Again, cut and fit, cut and fit. A slight bit of extra prong pressure
can tilt it out of whack noticeably. so pull all prongs in a little
bit at a time. This allows you to make corrections before its too
late. You may have to pull the stone in order to make a correction
cut on a prong. However, once the prong bends X amount you may not be
able to pull the stone without some major distortion of the work
you’ve done to this point. If there is no prong in the cleft just
handle it like a pear. Anchor the point, level down to that point.
Bezels. Life is a little simpler here.
On a pear, I would still start at the point, but for an additional
reason.
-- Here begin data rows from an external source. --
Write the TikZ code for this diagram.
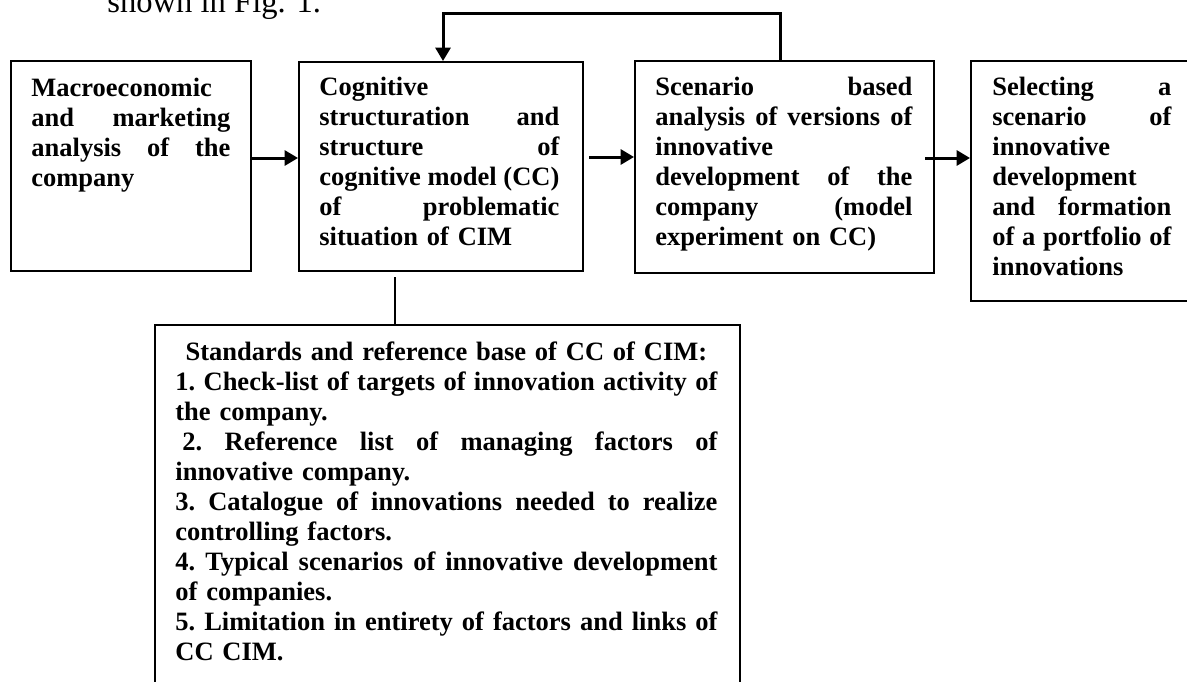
\documentclass[tikz,border=0pt]{standalone}
\usepackage{fontspec}
\setmainfont{Liberation Serif}
\usetikzlibrary{arrows.meta}

\newcommand{\jl}[1]{\makebox[\linewidth][s]{\frenchspacing\spaceskip=\fontdimen2\font plus 1fil\relax #1}}

\begin{document}
\begin{tikzpicture}[
    x = 0.5pt, y = -0.5pt,
    > = {Triangle[length=6.7pt, width=7.5pt]},
    box/.style = {draw, line width=1pt, anchor=north west, inner sep=0pt},
    txt/.style = {anchor=base west, inner sep=0pt, align=left,
        font=\fontsize{13.25}{15}\selectfont\bfseries},
    arr/.style = {->, line width=1.5pt}
]
    \useasboundingbox (0,0) rectangle (1187,681);

    \node[anchor=base west, inner sep=0pt, font=\fontsize{16.3}{19}\selectfont] (fig) at (107,12.5) {shown in Fig. 1.};

    % boxes
    \node[box, minimum width=120pt, minimum height=105pt] (mac) at (10,60) {};
    \node[box, minimum width=142pt, minimum height=104.5pt] (cog) at (298,61) {};
    \node[box, minimum width=149.5pt, minimum height=106pt] (scen) at (634,60) {};
    \node[box, minimum width=115pt, minimum height=120pt] (sel) at (970,60) {};
    \node[box, minimum width=292.5pt, minimum height=198pt] (std) at (154,324) {};

    % texts
    \node[txt, text width=99.5pt] (mact) at (31,96) {Macroeconomic\\
        \jl{and marketing}\\
        \jl{analysis of the}\\
        company};
    \node[txt, text width=120pt] (cogt) at (319,95) {Cognitive\\
        \jl{structuration and}\\
        \jl{structure of}\\
        \jl{cognitive model (CC)}\\
        \jl{of problematic}\\
        situation of CIM};
    \node[txt, text width=128.5pt] (scent) at (655,95) {\jl{Scenario based}\\
        \jl{analysis of versions of}\\
        innovative\\
        \jl{development of the}\\
        \jl{company (model}\\
        experiment on CC)};
    \node[txt, text width=89.5pt] (selt) at (992,95) {\jl{Selecting a}\\
        \jl{scenario of}\\
        innovative\\
        development\\
        \jl{and formation}\\
        \jl{of a portfolio of}\\
        innovations};
    \node[txt, text width=271pt] (stdt) at (175,360) {\makebox[\linewidth][c]{Standards and reference base of CC of CIM:}\\
        \jl{1. Check-list of targets of innovation activity of}\\
        the company.\\
        \jl{\hspace{3.5pt}2. Reference list of managing factors of}\\
        innovative company.\\
        \jl{3. Catalogue of innovations needed to realize}\\
        controlling factors.\\
        \jl{4. Typical scenarios of innovative development}\\
        of companies.\\
        \jl{5. Limitation in entirety of factors and links of}\\
        CC CIM.};

    % connectors
    \draw[arr] ([yshift=4pt]mac.east) -- ([yshift=4pt]mac.east -| cog.west);
    \draw[arr] ([xshift=2.5pt,yshift=4.75pt]cog.east) -- ([yshift=4.75pt]cog.east -| scen.west);
    \draw[arr] ([xshift=-5pt,yshift=4.5pt]scen.east) -- ([yshift=4.5pt]scen.east -| sel.west);
    \draw[arr] ([xshift=-2.25pt]scen.north) -- ++(0,-47) -| ([xshift=1pt]cog.north);
    \draw[line width=1pt] ([xshift=-23pt,yshift=-2.5pt]cog.south) -- ([xshift=-23pt]cog.south |- std.north);
\end{tikzpicture}
\end{document}
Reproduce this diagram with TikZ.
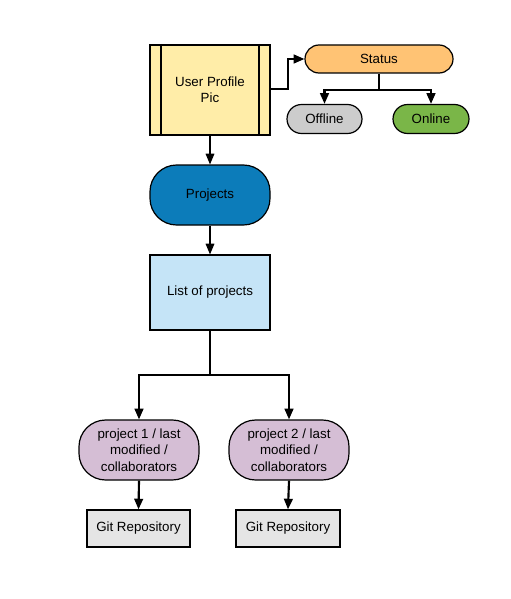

And that is slack in the bezel. With a round or oval stone,
there is no single concentration point for slack. Some people might
describe it as excess metal. You are basically making a larger
perimeter smaller so you wind up with slack material, its gotta go
somewhere. On a pear if you start your bezel pushing at the heel, by
the time you get to the point you’ve got a considerable amount of
slack with no where to hide it…ugly point. But if you start your
pushing at the point you have the whole rest of the stone to
compensate. Nail down the point, then move to the heel directly
opposite, then mush your way at each of the clock hours in such a way
that you’re not accumulating slack. That’s probably not the clearest
way to explain it, sorry.
Heart in a bezel. This is tricky. You have your two anchor points
BUT you may find that when you push the bezel at the shoulders your
cleft pops out! In this case I would consider starting at the point
and rolling your way along, sequentially so to speak, so that you
deliberately accumulate slack that you can then ‘stuff’ into the
cleft. This is very dependent on the particular stone. The fatter the
belly and/or rounder the cleft, the more it tends to pop out the
cleft. Bear this in mind when selecting stones.
Simple. One, two, three, right? Yeah, take your coffee break now.
Please note, No voodoo or rocket science was used in the making of
this post. Analyze what’s happening as you explore your way along.